Additional changes for 2007, the data release schedule, NAICS codes, and methodology docs are all available at the 2007 Economic Census homepage within the Census Bureau’s website.

All of the data is aggregated by industry and geography – you cannot get lists of businesses with names and addresses as this information is kept confidential. Furthermore, to maintain confidentiality, if one company controls a large share of the market for a specific sector within a specific geographic area, or if there few businesses within a sector in a specific geographic area, much of the data (with the exception of the number of businesses) remains classified (marked with a D for disclosure). Oftentimes this means that data for industries within small areas (big box retail in a small town) and data for industries with few establishments in an area (mining establishments in New York City) are hidden. The smaller the geography, the more likely it is that the data will not be disclosed. This becomes a technical issue if you want / need to move this data into a database, as these pesky disclosure notes are stored in the same columns as the data and prevent you for designating the fields as numeric.

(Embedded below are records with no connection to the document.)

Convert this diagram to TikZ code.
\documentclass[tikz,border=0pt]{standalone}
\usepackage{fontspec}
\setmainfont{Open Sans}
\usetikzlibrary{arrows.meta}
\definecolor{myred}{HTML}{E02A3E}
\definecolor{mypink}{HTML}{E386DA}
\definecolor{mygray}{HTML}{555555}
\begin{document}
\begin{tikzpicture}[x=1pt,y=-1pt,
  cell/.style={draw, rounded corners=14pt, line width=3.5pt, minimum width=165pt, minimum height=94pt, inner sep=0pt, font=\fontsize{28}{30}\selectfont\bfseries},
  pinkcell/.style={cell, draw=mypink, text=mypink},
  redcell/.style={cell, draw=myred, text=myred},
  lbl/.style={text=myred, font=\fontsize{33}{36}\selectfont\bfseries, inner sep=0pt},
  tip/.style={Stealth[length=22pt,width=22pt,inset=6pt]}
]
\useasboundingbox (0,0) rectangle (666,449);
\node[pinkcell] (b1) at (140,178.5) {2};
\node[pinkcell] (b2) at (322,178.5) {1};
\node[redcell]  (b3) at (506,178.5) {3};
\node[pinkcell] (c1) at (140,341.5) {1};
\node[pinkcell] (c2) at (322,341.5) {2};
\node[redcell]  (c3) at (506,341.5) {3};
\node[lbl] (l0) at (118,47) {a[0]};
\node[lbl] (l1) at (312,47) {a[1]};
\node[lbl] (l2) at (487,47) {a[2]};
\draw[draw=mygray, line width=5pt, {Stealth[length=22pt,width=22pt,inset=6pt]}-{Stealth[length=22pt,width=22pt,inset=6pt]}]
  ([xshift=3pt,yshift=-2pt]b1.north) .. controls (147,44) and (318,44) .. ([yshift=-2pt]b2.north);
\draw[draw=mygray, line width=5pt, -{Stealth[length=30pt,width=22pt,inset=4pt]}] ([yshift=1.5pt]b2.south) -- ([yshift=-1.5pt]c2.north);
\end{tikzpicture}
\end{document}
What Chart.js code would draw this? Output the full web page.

Given the delay between the time the data is collected and the time it is released, it isn’t particularly helpful for analyzing our current economic climate, but it does provide a snapshot of the way the US economy looked at that moment, and is useful in understanding how the economy is evolving. Be aware that when making comparisons to past data, you have to correct for changes in geography and NAICS definitions. The differences between 2002 and 2007 are not too great, but more adjustments are necessary as you go further back in time. The Bureau provides data back to 1997 through the American Factfinder and some data from 1992 on an older page. If you need to go back further, you’ll be entering the realm of (gasp!) CD-ROMs or the paper reports.